YOUR GOAL.
In this exercise, return the whole listing exactly, excluding any images.

DATA SEGMENT.
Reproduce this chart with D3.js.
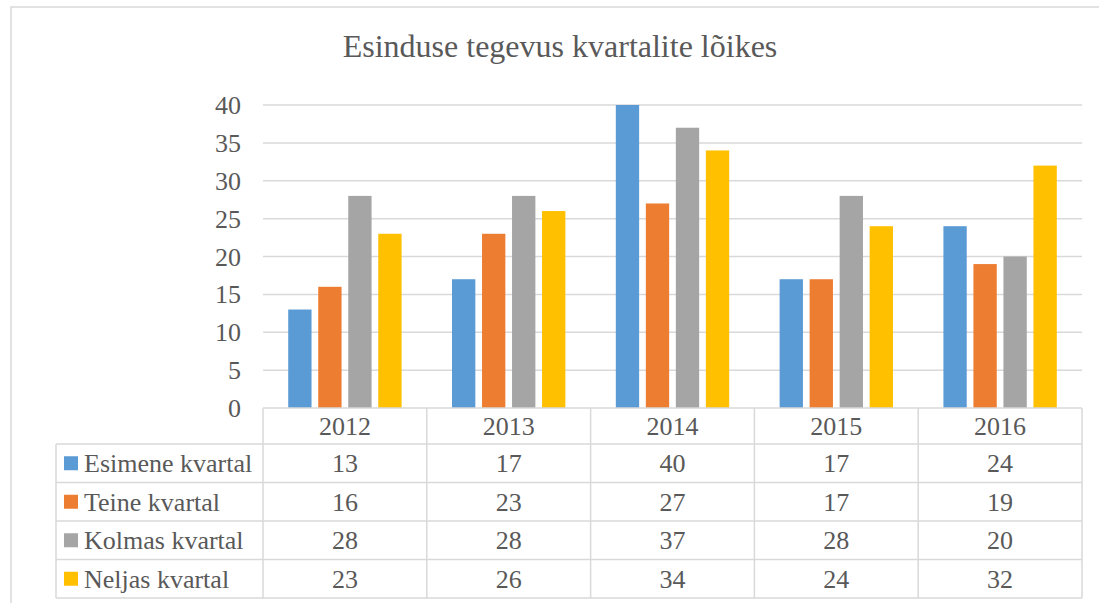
<!DOCTYPE html>
<html>
<head>
<meta charset="utf-8">
<script src="https://cdn.jsdelivr.net/npm/d3@7"></script>
<style>
  body { margin: 0; background: #fff; }
</style>
</head>
<body>
<svg width="1099" height="603"></svg>
<script>
const years = ['2012', '2013', '2014', '2015', '2016'];
const seriesNames = ['Esimene kvartal', 'Teine kvartal', 'Kolmas kvartal', 'Neljas kvartal'];
const esimene = [13, 17, 40, 17, 24];
const teine = [16, 23, 27, 17, 19];
const kolmas = [28, 28, 37, 28, 20];
const neljas = [23, 26, 34, 24, 32];
const yTicks = [0, 5, 10, 15, 20, 25, 30, 35, 40];
const colors = ['#5B9BD5', '#ED7D31', '#A5A5A5', '#FFC000'];

const series = [esimene, teine, kolmas, neljas];

const svg = d3.select('svg');
const grid = '#D9D9D9';
const serif = "'Liberation Serif'";
const ink = '#595959';

function label(sel, size) {
  return sel.style('font-family', serif).style('font-size', size + 'px').style('fill', ink);
}

// chart frame
svg.append('rect')
  .attr('x', 11).attr('y', 7)
  .attr('width', 1100).attr('height', 610)
  .attr('fill', 'none').attr('stroke', grid).attr('stroke-width', 1.5);

label(svg.append('text'), 32)
  .attr('x', 560).attr('y', 57)
  .attr('text-anchor', 'middle')
  .text('Esinduse tegevus kvartalite lõikes');

const x0 = d3.scaleBand().domain(years).range([263, 1082]).padding(0);
const x1 = d3.scaleBand().domain(seriesNames).range([0, x0.bandwidth()])
  .paddingInner(0.223).paddingOuter(0.84);
const y = d3.scaleLinear().domain([0, 40]).range([408, 105]);

// gridlines + labels
svg.append('g').selectAll('line')
  .data(yTicks.filter(d => d > 0))
  .join('line')
  .attr('x1', 263).attr('x2', 1082)
  .attr('y1', d => y(d)).attr('y2', d => y(d))
  .attr('stroke', grid).attr('stroke-width', 1.5);

label(svg.append('g').selectAll('text')
  .data(yTicks)
  .join('text'), 26)
  .attr('x', 241).attr('y', d => y(d))
  .attr('dy', '0.35em')
  .attr('text-anchor', 'end')
  .text(d => d);

// bars
series.forEach((vals, si) => {
  svg.append('g').selectAll('rect')
    .data(vals)
    .join('rect')
    .attr('x', (d, i) => x0(years[i]) + x1(seriesNames[si]))
    .attr('y', d => y(d))
    .attr('width', x1.bandwidth())
    .attr('height', d => y(0) - y(d))
    .attr('fill', colors[si]);
});

// data table
const tTop = 408, headH = 36, rowH = 38.5;
const legL = 56, tabL = 263, tabR = 1082;
const tBottom = tTop + headH + rowH * 4;
const tbl = svg.append('g').attr('stroke', grid).attr('stroke-width', 1.5);

// horizontal lines
tbl.append('line').attr('x1', tabL).attr('x2', tabR).attr('y1', tTop).attr('y2', tTop);
for (let r = 0; r <= 4; r++) {
  const yy = tTop + headH + r * rowH;
  tbl.append('line').attr('x1', legL).attr('x2', tabR).attr('y1', yy).attr('y2', yy);
}
// vertical lines
tbl.append('line').attr('x1', legL).attr('x2', legL).attr('y1', tTop + headH).attr('y2', tBottom);
years.forEach(yr => {
  tbl.append('line').attr('x1', x0(yr)).attr('x2', x0(yr)).attr('y1', tTop).attr('y2', tBottom);
});
tbl.append('line').attr('x1', tabR).attr('x2', tabR).attr('y1', tTop).attr('y2', tBottom);

// header
label(svg.append('g').selectAll('text')
  .data(years)
  .join('text'), 26)
  .attr('x', d => x0(d) + x0.bandwidth() / 2)
  .attr('y', tTop + headH / 2)
  .attr('dy', '0.35em')
  .attr('text-anchor', 'middle')
  .text(d => d);

// rows
series.forEach((vals, si) => {
  const cy = tTop + headH + si * rowH + rowH / 2;
  svg.append('rect')
    .attr('x', 64).attr('y', cy - 7)
    .attr('width', 14).attr('height', 14)
    .attr('fill', colors[si]);
  label(svg.append('text'), 26)
    .attr('x', 84).attr('y', cy).attr('dy', '0.35em')
    .text(seriesNames[si]);
  label(svg.append('g').selectAll('text')
    .data(vals)
    .join('text'), 26)
    .attr('x', (d, i) => x0(years[i]) + x0.bandwidth() / 2)
    .attr('y', cy).attr('dy', '0.35em')
    .attr('text-anchor', 'middle')
    .text(d => d);
});
</script>
</body>
</html>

RESPONSE.
Reproduce this chart with D3.js.
<!DOCTYPE html>
<html>
<head>
<meta charset="utf-8">
<script src="https://cdn.jsdelivr.net/npm/d3@7"></script>
<style>
  body { margin: 0; background: #fff; }
</style>
</head>
<body>
<svg width="1099" height="603"></svg>
<script>
const years = ['2012', '2013', '2014', '2015', '2016'];
const seriesNames = ['Esimene kvartal', 'Teine kvartal', 'Kolmas kvartal', 'Neljas kvartal'];
const esimene = [13, 17, 40, 17, 24];
const teine = [16, 23, 27, 17, 19];
const kolmas = [28, 28, 37, 28, 20];
const neljas = [23, 26, 34, 24, 32];
const yTicks = [0, 5, 10, 15, 20, 25, 30, 35, 40];
const colors = ['#5B9BD5', '#ED7D31', '#A5A5A5', '#FFC000'];

const series = [esimene, teine, kolmas, neljas];

const svg = d3.select('svg');
const grid = '#D9D9D9';
const serif = "'Liberation Serif'";
const ink = '#595959';

function label(sel, size) {
  return sel.style('font-family', serif).style('font-size', size + 'px').style('fill', ink);
}

// chart frame
svg.append('rect')
  .attr('x', 11).attr('y', 7)
  .attr('width', 1100).attr('height', 610)
  .attr('fill', 'none').attr('stroke', grid).attr('stroke-width', 1.5);

label(svg.append('text'), 32)
  .attr('x', 560).attr('y', 57)
  .attr('text-anchor', 'middle')
  .text('Esinduse tegevus kvartalite lõikes');

const x0 = d3.scaleBand().domain(years).range([263, 1082]).padding(0);
const x1 = d3.scaleBand().domain(seriesNames).range([0, x0.bandwidth()])
  .paddingInner(0.223).paddingOuter(0.84);
const y = d3.scaleLinear().domain([0, 40]).range([408, 105]);

// gridlines + labels
svg.append('g').selectAll('line')
  .data(yTicks.filter(d => d > 0))
  .join('line')
  .attr('x1', 263).attr('x2', 1082)
  .attr('y1', d => y(d)).attr('y2', d => y(d))
  .attr('stroke', grid).attr('stroke-width', 1.5);

label(svg.append('g').selectAll('text')
  .data(yTicks)
  .join('text'), 26)
  .attr('x', 241).attr('y', d => y(d))
  .attr('dy', '0.35em')
  .attr('text-anchor', 'end')
  .text(d => d);

// bars
series.forEach((vals, si) => {
  svg.append('g').selectAll('rect')
    .data(vals)
    .join('rect')
    .attr('x', (d, i) => x0(years[i]) + x1(seriesNames[si]))
    .attr('y', d => y(d))
    .attr('width', x1.bandwidth())
    .attr('height', d => y(0) - y(d))
    .attr('fill', colors[si]);
});

// data table
const tTop = 408, headH = 36, rowH = 38.5;
const legL = 56, tabL = 263, tabR = 1082;
const tBottom = tTop + headH + rowH * 4;
const tbl = svg.append('g').attr('stroke', grid).attr('stroke-width', 1.5);

// horizontal lines
tbl.append('line').attr('x1', tabL).attr('x2', tabR).attr('y1', tTop).attr('y2', tTop);
for (let r = 0; r <= 4; r++) {
  const yy = tTop + headH + r * rowH;
  tbl.append('line').attr('x1', legL).attr('x2', tabR).attr('y1', yy).attr('y2', yy);
}
// vertical lines
tbl.append('line').attr('x1', legL).attr('x2', legL).attr('y1', tTop + headH).attr('y2', tBottom);
years.forEach(yr => {
  tbl.append('line').attr('x1', x0(yr)).attr('x2', x0(yr)).attr('y1', tTop).attr('y2', tBottom);
});
tbl.append('line').attr('x1', tabR).attr('x2', tabR).attr('y1', tTop).attr('y2', tBottom);

// header
label(svg.append('g').selectAll('text')
  .data(years)
  .join('text'), 26)
  .attr('x', d => x0(d) + x0.bandwidth() / 2)
  .attr('y', tTop + headH / 2)
  .attr('dy', '0.35em')
  .attr('text-anchor', 'middle')
  .text(d => d);

// rows
series.forEach((vals, si) => {
  const cy = tTop + headH + si * rowH + rowH / 2;
  svg.append('rect')
    .attr('x', 64).attr('y', cy - 7)
    .attr('width', 14).attr('height', 14)
    .attr('fill', colors[si]);
  label(svg.append('text'), 26)
    .attr('x', 84).attr('y', cy).attr('dy', '0.35em')
    .text(seriesNames[si]);
  label(svg.append('g').selectAll('text')
    .data(vals)
    .join('text'), 26)
    .attr('x', (d, i) => x0(years[i]) + x0.bandwidth() / 2)
    .attr('y', cy).attr('dy', '0.35em')
    .attr('text-anchor', 'middle')
    .text(d => d);
});
</script>
</body>
</html>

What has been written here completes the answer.